Au fond un "identitaire", un "nationaliste", s'il en est capable, devrait se demander quelle est l'identité de ce "même". La fable philosophique existe réellement et Lewis Carroll exprime simplement l'idée que nous avons à être ce que nous semblons être. C'est ainsi qu'un mythe peut naître, celui de la nation, la fable est notre monde mais elle n'est pas meilleure qu'une autre fable et ne vaut que si elle permet aux hommes de vivre mieux ensemble. D'autant que nous demandons que l'on nous attribue une identité ("attribuer la nationalité française…"), ce qui signifie que l'on donne, pour la fixer, cette identité et pas une autre. Elle n'existe pas en tant qu'objet qui lui relève de l'unité et non de l'identité car il possède déjà l'étiquette indiquant sa provenance. Cette unité n'est-elle pas réduite à la somme de nos expériences comme nous l'avons dit plus haut ? Ne sommes-nous pas finalement du pays dans lequel nous avons tous grandi, celui de l'enfance ? N'est-ce pas là le premier réflexe de l'identité, se retourner au pays des premières émotions et de le penser comme identique à chacun ? Nous voici dans la restauration d'un ordre ancien, tellement plus rassurant.

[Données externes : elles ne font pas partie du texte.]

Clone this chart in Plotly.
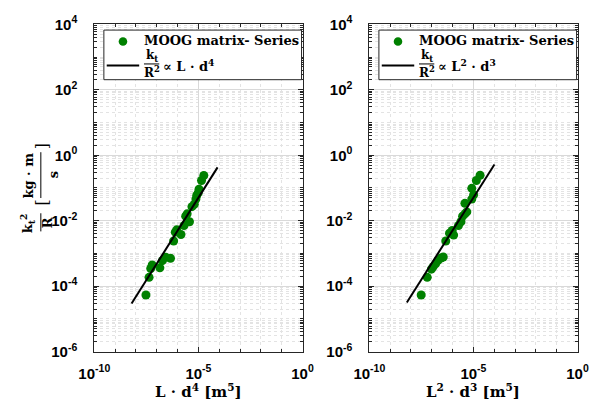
import plotly.graph_objects as go

# ---- data: k_t^2/R versus two geometric groupings (MOOG matrix, series) ----
x_ld4 = [3.02e-8, 4.27e-8, 5.13e-8, 6.03e-8, 1.41e-7, 1.86e-7, 2.69e-7, 4.57e-7,
         6.46e-7, 7.76e-7, 9.12e-7, 1.45e-6, 2.04e-6, 2.45e-6, 2.88e-6, 3.72e-6,
         4.90e-6, 6.31e-6, 7.59e-6, 8.32e-6, 9.77e-6, 1.07e-5, 1.41e-5, 1.82e-5]
y_ld4 = [5.37e-5, 1.86e-4, 3.47e-4, 4.47e-4, 3.63e-4, 6.03e-4, 7.59e-4, 7.08e-4,
         2.40e-3, 4.47e-3, 5.25e-3, 3.80e-3, 7.08e-3, 1.38e-2, 1.62e-2, 9.33e-3,
         2.69e-2, 3.16e-2, 4.57e-2, 5.89e-2, 7.08e-2, 9.12e-2, 0.170, 0.240]
fit_x_ld4 = [6.17e-9, 8.32e-5]
fit_y_ld4 = [2.95e-5, 0.427]

x_l2d3 = [3.09e-8, 6.03e-8, 9.55e-8, 1.15e-7, 1.51e-7, 1.95e-7, 2.75e-7, 3.55e-7,
          4.68e-7, 7.08e-7, 9.55e-7, 1.12e-6, 1.91e-6, 2.51e-6, 3.02e-6, 3.89e-6,
          4.79e-6, 3.89e-6, 8.32e-6, 1.02e-5, 8.32e-6, 1.38e-5, 2.09e-5]
y_l2d3 = [5.37e-5, 1.86e-4, 3.31e-4, 3.89e-4, 4.79e-4, 6.03e-4, 7.24e-4, 7.76e-4,
          2.40e-3, 4.17e-3, 5.01e-3, 3.63e-3, 7.08e-3, 9.33e-3, 1.38e-2, 1.62e-2,
          1.86e-2, 3.39e-2, 4.57e-2, 6.17e-2, 9.77e-2, 0.170, 0.245]
fit_x_l2d3 = [6.31e-9, 1.02e-4]
fit_y_l2d3 = [3.16e-5, 0.525]

x_tick_vals = [1e-10, 1e-5, 1e0]
x_tick_text = ["<b>10<sup>-10</sup></b>", "<b>10<sup>-5</sup></b>", "<b>10<sup>0</sup></b>"]
y_tick_vals = [1e-6, 1e-4, 1e-2, 1e0, 1e2, 1e4]
y_tick_text = ["<b>10<sup>-6</sup></b>", "<b>10<sup>-4</sup></b>", "<b>10<sup>-2</sup></b>",
               "<b>10<sup>0</sup></b>", "<b>10<sup>2</sup></b>", "<b>10<sup>4</sup></b>"]

series_name = "MOOG matrix- Series"

# ---- styling ----
W, H = 600, 414
GREEN = "#008000"
AXC = "#262626"
SERIF = "DejaVu Serif"
SANS = "Liberation Sans"

def px(x):
    return x / W

def py(y):
    return 1 - y / H

# minor ticks: every decade on x, 1..9 x decade on y (majors excluded)
x_minor = [10.0 ** k for k in range(-10, 1) if 10.0 ** k not in x_tick_vals]
y_minor = []
for d in range(-6, 4):
    for m in range(1, 10):
        v = m * 10.0 ** d
        if not (m == 1 and d % 2 == 0):
            y_minor.append(v)

fig = go.Figure()

panels = [
    dict(x=x_ld4, y=y_ld4, fx=fit_x_ld4, fy=fit_y_ld4, xa="x", ya="y"),
    dict(x=x_l2d3, y=y_l2d3, fx=fit_x_l2d3, fy=fit_y_l2d3, xa="x2", ya="y2"),
]
for p in panels:
    fig.add_trace(go.Scatter(x=p["x"], y=p["y"], mode="markers", xaxis=p["xa"], yaxis=p["ya"],
                             marker=dict(color=GREEN, size=9, line=dict(width=0)),
                             name=series_name, showlegend=False))
    fig.add_trace(go.Scatter(x=p["fx"], y=p["fy"], mode="lines", xaxis=p["xa"], yaxis=p["ya"],
                             line=dict(color="black", width=2), showlegend=False))

frame_l = [(82, 300), (370, 588)]
frame_top, frame_bot = 14, 357

TICKFONT = dict(family=SANS, size=15, color="black")

def xaxis_cfg(left, right):
    return dict(type="log", range=[-10, 0], domain=[px(left), px(right)],
                tickmode="array", tickvals=x_tick_vals, ticktext=x_tick_text,
                ticks="inside", ticklen=5, tickcolor=AXC, tickwidth=1,
                tickfont=TICKFONT, ticklabelstandoff=8,
                showline=True, linecolor=AXC, linewidth=1, mirror="ticks",
                showgrid=True, gridcolor="#d9d9d9", gridwidth=1,
                minor=dict(tickmode="array", tickvals=x_minor, ticks="inside", ticklen=3,
                           tickcolor=AXC, showgrid=True, gridcolor="#e3e3e3",
                           griddash="dot", gridwidth=1),
                zeroline=False)

def yaxis_cfg(anchor):
    return dict(type="log", range=[-6, 4], domain=[py(frame_bot), py(frame_top)],
                anchor=anchor,
                tickmode="array", tickvals=y_tick_vals, ticktext=y_tick_text,
                ticks="inside", ticklen=5, tickcolor=AXC, tickwidth=1,
                tickfont=TICKFONT, ticklabelstandoff=13,
                showline=True, linecolor=AXC, linewidth=1, mirror="ticks",
                showgrid=True, gridcolor="#d9d9d9", gridwidth=1,
                minor=dict(tickmode="array", tickvals=y_minor, ticks="inside", ticklen=3,
                           tickcolor=AXC, showgrid=True, gridcolor="#e3e3e3",
                           griddash="dot", gridwidth=1),
                zeroline=False)

fig.update_layout(
    width=W, height=H, autosize=False,
    margin=dict(l=0, r=0, t=0, b=0),
    paper_bgcolor="white", plot_bgcolor="white",
    showlegend=False,
    xaxis=dict(xaxis_cfg(*frame_l[0]), anchor="y"),
    yaxis=yaxis_cfg("x"),
    xaxis2=dict(xaxis_cfg(*frame_l[1]), anchor="y2"),
    yaxis2=yaxis_cfg("x2"),
)

shapes = []
annotations = []

def text(x, y, s, size=13, angle=0, xanchor="center", family=SERIF, weight="bold"):
    annotations.append(dict(x=px(x), y=py(y), xref="paper", yref="paper", text=s,
                            showarrow=False, xanchor=xanchor, yanchor="middle",
                            textangle=angle,
                            font=dict(family=family, size=size, color="black", weight=weight)))

def seg(x0, y0, x1, y1, width=1, color="black"):
    shapes.append(dict(type="line", xref="paper", yref="paper",
                       x0=px(x0), y0=py(y0), x1=px(x1), y1=py(y1),
                       line=dict(color=color, width=width)))

# ---- hand-built legends with fraction labels ----
legend_rhs = ["\u221d L \u00b7 d<sup>4</sup>", "\u221d L<sup>2</sup> \u00b7 d<sup>3</sup>"]
for (left, right), rhs in zip(frame_l, legend_rhs):
    bx0, bx1 = left + 10, right - 1
    shapes.append(dict(type="rect", xref="paper", yref="paper",
                       x0=px(bx0), x1=px(bx1), y0=py(72), y1=py(20),
                       line=dict(color=AXC, width=1), fillcolor="white", layer="above"))
    cx, cy, r = bx0 + 20, 32, 4.5
    shapes.append(dict(type="circle", xref="paper", yref="paper",
                       x0=px(cx - r), x1=px(cx + r), y0=py(cy + r), y1=py(cy - r),
                       line=dict(width=0), fillcolor=GREEN))
    text(bx0 + 40, 31, series_name, xanchor="left")
    seg(bx0 + 3, 57, bx0 + 37, 57, width=2)
    fx = bx0 + 50
    text(fx, 47, "k<sub>t</sub>", size=12)
    seg(fx - 8, 55.5, fx + 8, 55.5, width=1)
    text(fx, 64, "R<sup>2</sup>", size=12)
    text(fx + 10, 57, rhs, xanchor="left")

# ---- axis titles ----
text(191, 398, "L \u00b7 d<sup>4</sup> [m<sup>5</sup>]", size=15)
text(479, 398, "L<sup>2</sup> \u00b7 d<sup>3</sup> [m<sup>5</sup>]", size=15)

# y title:  k_t^2 / R  [ kg·m / s ]  (rotated)
text(12, 222, "k<sub>t</sub><sup>2</sup>", size=13, angle=-90)
seg(26, 212, 26, 231, width=1)
text(33, 222, "R", size=13, angle=-90)
text(28, 201, "[", size=16, angle=-90, weight="normal")
text(13, 172, "kg \u00b7 m", size=13, angle=-90)
seg(26, 148, 26, 196, width=1)
text(39, 172, "s", size=13, angle=-90)
text(28, 142, "]", size=16, angle=-90, weight="normal")

fig.update_layout(shapes=shapes, annotations=annotations)
fig.write_html("out.html")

S'il y a bien un fond commun, poussons alors jusqu'à celui de l'enfance. Tout le monde a eu une enfance, temps béni non de l'origine mais du commencement. Le corps physique que nous possédons est le même que celui de notre enfance et pourtant il est autre. Pour devenir un Homme il ne faut donc pas quitter un corps mais vouloir que celui-ci se transforme. Ce corps ne peut jamais se suffire à lui-même, il doit recevoir une multitude d'éléments extérieurs et se composer avec d'autres corps pour à la fois grandir et former une communauté dans laquelle il pourra vivre. Ce mouvement n'est pas celui de l'origine, d'une identité commune, mais d'une communauté à construire avec ceux qui ont la bonne volonté, particulière puis générale, de la réaliser.
(1) L'œuvre de Schopenhauer est également une grande entreprise de "désidentification".
(2) L'identité une fable philosophique (Puf - 2011).
(3) « Ne t’imagine jamais ne pas être autrement que ce qui pourrait sembler aux autres que ce que tu étais ou aurais pu être n’était pas autrement que ce que tu avais été leur aurait semblé être autrement. » (Alice aux pays des merveilles - Lewis Carroll).
(4) Ernest Renan - Qu'est-ce qu'une nation ? - I (Mille et une nuits).